→ Goal of the exercise
All of the listing below must be repeated word for word. Pictures are the only thing to omit.

→ Recorded information
####################

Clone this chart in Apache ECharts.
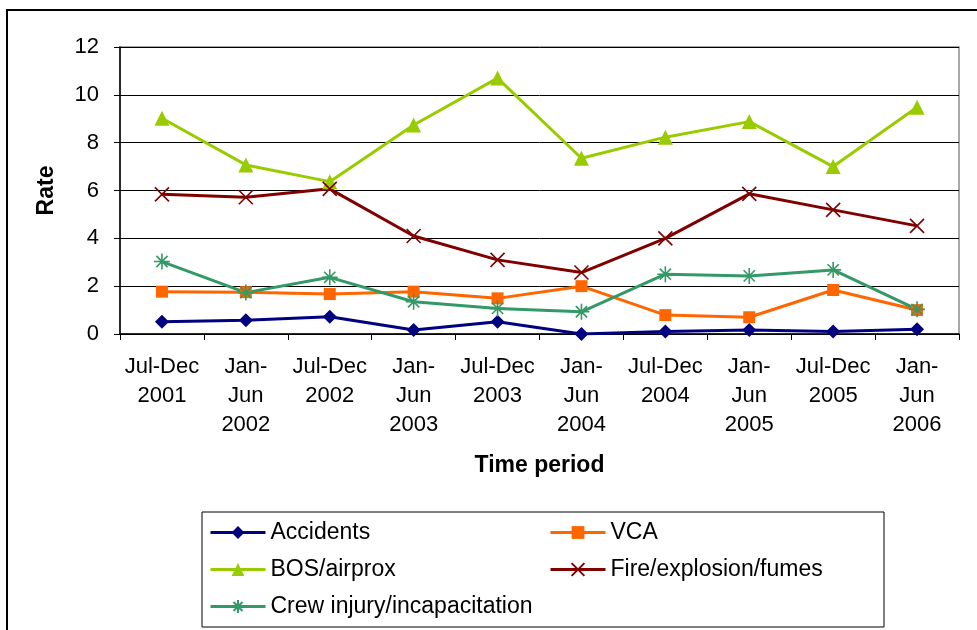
<!DOCTYPE html>
<html>
<head>
<meta charset="utf-8">
<script src="https://cdn.jsdelivr.net/npm/echarts@6/dist/echarts.min.js"></script>
<style>
html,body{margin:0;padding:0;background:#fff;}
#chart{width:977px;height:630px;}
</style>
</head>
<body>
<div id="chart"></div>
<script>
const categories = ["Jul-Dec\n2001","Jan-\nJun\n2002","Jul-Dec\n2002","Jan-\nJun\n2003","Jul-Dec\n2003","Jan-\nJun\n2004","Jul-Dec\n2004","Jan-\nJun\n2005","Jul-Dec\n2005","Jan-\nJun\n2006"];
const accidents = [0.51,0.58,0.72,0.17,0.51,0.0,0.1,0.17,0.1,0.2];
const vca = [1.77,1.75,1.67,1.77,1.49,2.0,0.79,0.70,1.84,1.0];
const bos = [9.02,7.07,6.37,8.74,10.7,7.35,8.23,8.88,7.0,9.48];
const fire = [5.84,5.72,6.07,4.1,3.1,2.57,4.0,5.86,5.19,4.52];
const crew = [3.03,1.73,2.37,1.35,1.07,0.93,2.5,2.43,2.68,1.03];
const yTicks = [0,2,4,6,8,10,12];

const FONT = '"Liberation Sans", Arial, sans-serif';
const chart = echarts.init(document.getElementById('chart'), null, {renderer:'canvas'});

function mk(name, data, color, symbol, size, stroke) {
  return {
    name: name, type: 'line', data: data,
    symbol: symbol, symbolSize: size,
    lineStyle: {color: color, width: 3},
    itemStyle: stroke ? {color: color, borderColor: color, borderWidth: 1.6} : {color: color, borderWidth: 0},
    emphasis: {disabled: true},
    animation: false
  };
}

const X_PATH = 'path://M0,0L10,10M10,0L0,10';
const STAR_PATH = 'path://M5,0L5,10M0,5L10,5M1.5,1.5L8.5,8.5M8.5,1.5L1.5,8.5';

const legendText = {fontFamily: FONT, fontSize: 23, color: '#000', lineHeight: 23};

chart.setOption({
  animation: false,
  backgroundColor: '#fff',
  textStyle: {fontFamily: FONT},
  grid: {left: 120, right: 18, top: 47, bottom: 296, show: true, borderColor: '#8c8c8c', borderWidth: 1.5, containLabel: false},
  xAxis: {
    type: 'category', data: categories, boundaryGap: true,
    name: 'Time period', nameLocation: 'middle', nameGap: 120,
    nameTextStyle: {fontFamily: FONT, fontSize: 23, fontWeight: 'bold', color: '#000'},
    axisLine: {lineStyle: {color: '#000', width: 1.5}},
    axisTick: {show: true, interval: 0, length: 6, lineStyle: {color: '#000'}},
    axisLabel: {interval: 0, margin: 18, fontFamily: FONT, fontSize: 22, lineHeight: 29, color: '#000'},
    splitLine: {show: false}
  },
  yAxis: {
    type: 'value', min: 0, max: 12, interval: 2,
    name: 'Rate', nameLocation: 'middle', nameGap: 62, nameRotate: 90,
    nameTextStyle: {fontFamily: FONT, fontSize: 23, fontWeight: 'bold', color: '#000'},
    axisLine: {show: true, lineStyle: {color: '#000', width: 1.5}},
    axisTick: {show: true, length: 6, lineStyle: {color: '#000'}},
    axisLabel: {margin: 21, fontFamily: FONT, fontSize: 22, color: '#000',
      formatter: function(v){ return yTicks.indexOf(v) >= 0 ? String(v) : ''; }},
    splitLine: {show: true, lineStyle: {color: '#000', width: 1}}
  },
  legend: [
    {data: ['Accidents','BOS/airprox','Crew injury/incapacitation'], orient: 'vertical',
     left: 209, top: 521, padding: 0, itemGap: 14, itemWidth: 55, itemHeight: 16,
     lineStyle: {width: 3}, textStyle: legendText, selectedMode: false},
    {data: ['VCA','Fire/explosion/fumes'], orient: 'vertical',
     left: 549, top: 521, padding: 0, itemGap: 14, itemWidth: 55, itemHeight: 16,
     lineStyle: {width: 3}, textStyle: legendText, selectedMode: false}
  ],
  graphic: [
    {type: 'rect', shape: {x: 7, y: 10, width: 1100, height: 800}, style: {fill: 'none', stroke: '#000', lineWidth: 2}, silent: true, z: -10},
    {type: 'rect', shape: {x: 202, y: 512, width: 682, height: 115}, style: {fill: 'none', stroke: '#000', lineWidth: 1}, silent: true, z: -5}
  ],
  series: [
    mk('Accidents', accidents, '#000080', 'diamond', 14, false),
    mk('VCA', vca, '#FF6600', 'rect', 12, false),
    mk('BOS/airprox', bos, '#99CC00', 'triangle', 15, false),
    mk('Fire/explosion/fumes', fire, '#800000', X_PATH, 14, true),
    mk('Crew injury/incapacitation', crew, '#339966', STAR_PATH, 16, true)
  ]
});
</script>
</body>
</html>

####################

→ Reply
Clone this chart in Apache ECharts.
<!DOCTYPE html>
<html>
<head>
<meta charset="utf-8">
<script src="https://cdn.jsdelivr.net/npm/echarts@6/dist/echarts.min.js"></script>
<style>
html,body{margin:0;padding:0;background:#fff;}
#chart{width:977px;height:630px;}
</style>
</head>
<body>
<div id="chart"></div>
<script>
const categories = ["Jul-Dec\n2001","Jan-\nJun\n2002","Jul-Dec\n2002","Jan-\nJun\n2003","Jul-Dec\n2003","Jan-\nJun\n2004","Jul-Dec\n2004","Jan-\nJun\n2005","Jul-Dec\n2005","Jan-\nJun\n2006"];
const accidents = [0.51,0.58,0.72,0.17,0.51,0.0,0.1,0.17,0.1,0.2];
const vca = [1.77,1.75,1.67,1.77,1.49,2.0,0.79,0.70,1.84,1.0];
const bos = [9.02,7.07,6.37,8.74,10.7,7.35,8.23,8.88,7.0,9.48];
const fire = [5.84,5.72,6.07,4.1,3.1,2.57,4.0,5.86,5.19,4.52];
const crew = [3.03,1.73,2.37,1.35,1.07,0.93,2.5,2.43,2.68,1.03];
const yTicks = [0,2,4,6,8,10,12];

const FONT = '"Liberation Sans", Arial, sans-serif';
const chart = echarts.init(document.getElementById('chart'), null, {renderer:'canvas'});

function mk(name, data, color, symbol, size, stroke) {
  return {
    name: name, type: 'line', data: data,
    symbol: symbol, symbolSize: size,
    lineStyle: {color: color, width: 3},
    itemStyle: stroke ? {color: color, borderColor: color, borderWidth: 1.6} : {color: color, borderWidth: 0},
    emphasis: {disabled: true},
    animation: false
  };
}

const X_PATH = 'path://M0,0L10,10M10,0L0,10';
const STAR_PATH = 'path://M5,0L5,10M0,5L10,5M1.5,1.5L8.5,8.5M8.5,1.5L1.5,8.5';

const legendText = {fontFamily: FONT, fontSize: 23, color: '#000', lineHeight: 23};

chart.setOption({
  animation: false,
  backgroundColor: '#fff',
  textStyle: {fontFamily: FONT},
  grid: {left: 120, right: 18, top: 47, bottom: 296, show: true, borderColor: '#8c8c8c', borderWidth: 1.5, containLabel: false},
  xAxis: {
    type: 'category', data: categories, boundaryGap: true,
    name: 'Time period', nameLocation: 'middle', nameGap: 120,
    nameTextStyle: {fontFamily: FONT, fontSize: 23, fontWeight: 'bold', color: '#000'},
    axisLine: {lineStyle: {color: '#000', width: 1.5}},
    axisTick: {show: true, interval: 0, length: 6, lineStyle: {color: '#000'}},
    axisLabel: {interval: 0, margin: 18, fontFamily: FONT, fontSize: 22, lineHeight: 29, color: '#000'},
    splitLine: {show: false}
  },
  yAxis: {
    type: 'value', min: 0, max: 12, interval: 2,
    name: 'Rate', nameLocation: 'middle', nameGap: 62, nameRotate: 90,
    nameTextStyle: {fontFamily: FONT, fontSize: 23, fontWeight: 'bold', color: '#000'},
    axisLine: {show: true, lineStyle: {color: '#000', width: 1.5}},
    axisTick: {show: true, length: 6, lineStyle: {color: '#000'}},
    axisLabel: {margin: 21, fontFamily: FONT, fontSize: 22, color: '#000',
      formatter: function(v){ return yTicks.indexOf(v) >= 0 ? String(v) : ''; }},
    splitLine: {show: true, lineStyle: {color: '#000', width: 1}}
  },
  legend: [
    {data: ['Accidents','BOS/airprox','Crew injury/incapacitation'], orient: 'vertical',
     left: 209, top: 521, padding: 0, itemGap: 14, itemWidth: 55, itemHeight: 16,
     lineStyle: {width: 3}, textStyle: legendText, selectedMode: false},
    {data: ['VCA','Fire/explosion/fumes'], orient: 'vertical',
     left: 549, top: 521, padding: 0, itemGap: 14, itemWidth: 55, itemHeight: 16,
     lineStyle: {width: 3}, textStyle: legendText, selectedMode: false}
  ],
  graphic: [
    {type: 'rect', shape: {x: 7, y: 10, width: 1100, height: 800}, style: {fill: 'none', stroke: '#000', lineWidth: 2}, silent: true, z: -10},
    {type: 'rect', shape: {x: 202, y: 512, width: 682, height: 115}, style: {fill: 'none', stroke: '#000', lineWidth: 1}, silent: true, z: -5}
  ],
  series: [
    mk('Accidents', accidents, '#000080', 'diamond', 14, false),
    mk('VCA', vca, '#FF6600', 'rect', 12, false),
    mk('BOS/airprox', bos, '#99CC00', 'triangle', 15, false),
    mk('Fire/explosion/fumes', fire, '#800000', X_PATH, 14, true),
    mk('Crew injury/incapacitation', crew, '#339966', STAR_PATH, 16, true)
  ]
});
</script>
</body>
</html>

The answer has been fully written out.